First off, I'll explain that I love travelling to different places to train Parkour. I love seeing new places, meeting new traceurs and seeing how they train. After you go to a couple of jams in different cities you'll notice loads of differences and similarities between the groups, the people, their techniques, everything. Every city has a different lay out and different challenges and as such, you'll see that the majority traceurs in a city will progress accordingly.

As well as this, every city has its own little preferences and tendencies because of the different people and architecture. Some cities might progress in some things like fluidity on rails or cat to cats whereas others don't even think about that kind of thing. These little things make different groups develop different techniques for certain movements, and one of these will be the best in general, or for you. The problem is in your home city you won't see all the different techniques because you will be limitted to one view on parkour, no matter how varied that view seems at first. I should also point out here that when I talk about groups of traceurs, I'm talking about the mature ones that have been training for at least a year and have settled into a little community.
Traceurs of Lincoln, Grimsby, Cleethorpes and me from Nottingham, in Lincoln

My home town is Nottingham, and as cities go it is one of my favourites, probably because this is my hometown and I know the area and I have developed the most in parkour here, and that has shaped my training like I said. In Notts there are loads of big, wide walls. That may seem a stupid thing to say, but it meant we had loads of great precisions and cat leaps when we started, and that shaped our training from the word go, and now the general Nottingham frame of mind is to look for bigger things and bigger challenges in all movements. On the other hand, we have almost no rails here so in general we lack confidence and fluidity with rails, and have relatively poor balance.

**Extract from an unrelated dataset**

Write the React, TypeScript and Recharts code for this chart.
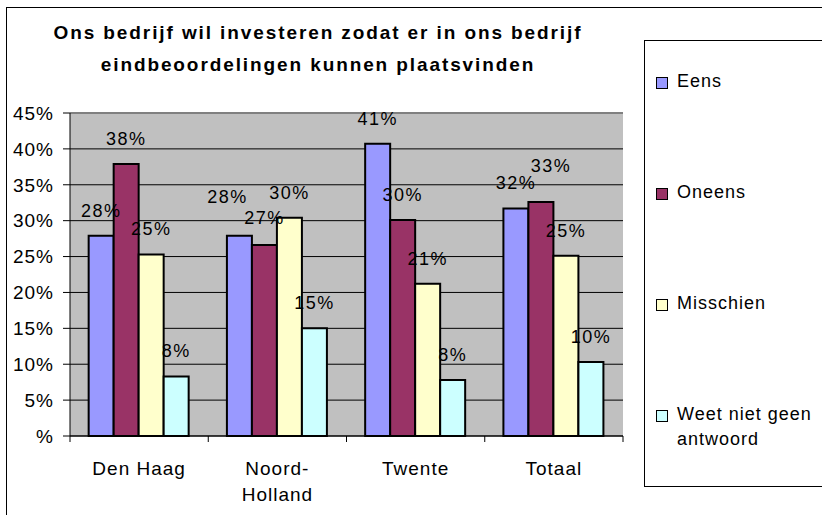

This is just an example, you will be able to see for yourself the strengths and weaknesses of your own group. Anyone can find their weaknesses and work on them, but as you probably know pushing through your weaknesses yourself is hard. As a group of traceurs who train as friends and have fun, you'll find it even harder because it's tempting just to settle into the same routine of everyone else and just not work on your own targets. This is why I think its important to travel to other cities and meet other groups of traceurs. They will open your eyes to possibilities you hadn't seen before, and show you things that, at first, you will probably suck at. But likewise, you can do the same for them and show them your strengths.

Traceurs of Coventry, Nottingham and Birmingham in Coventry

At the end of the day, parkour is an art which requires lots of different skills, and an ability to adapt the skills you do have, because you will very rarely find two identical movements in two different places. The best way to progress is to keep pushing yourself in learning as wide a variety of skills as possible, and taking advice from as many people on everything. In doing this, you can use all the best advice to progress in the best possible way, and become the best traceur you can.

2 comments:

Joe said...

Yo sean - here's your comment, as requested! :P

Nice blog you got there - i actually read it all!!! ...which is a great achievement for me as you know of my severe lack of concentration [hey! a fly just flew past me!!!]

Should really come to the next ninja mission - heard about saturday (rock city etc! :P) ha!

See ya soon matey :)

Joe

Anonymous said...

Nice blog Sean [=

I really enjoyed it, i can't reeally read because i can't concentrate but when reading your blog i managed it!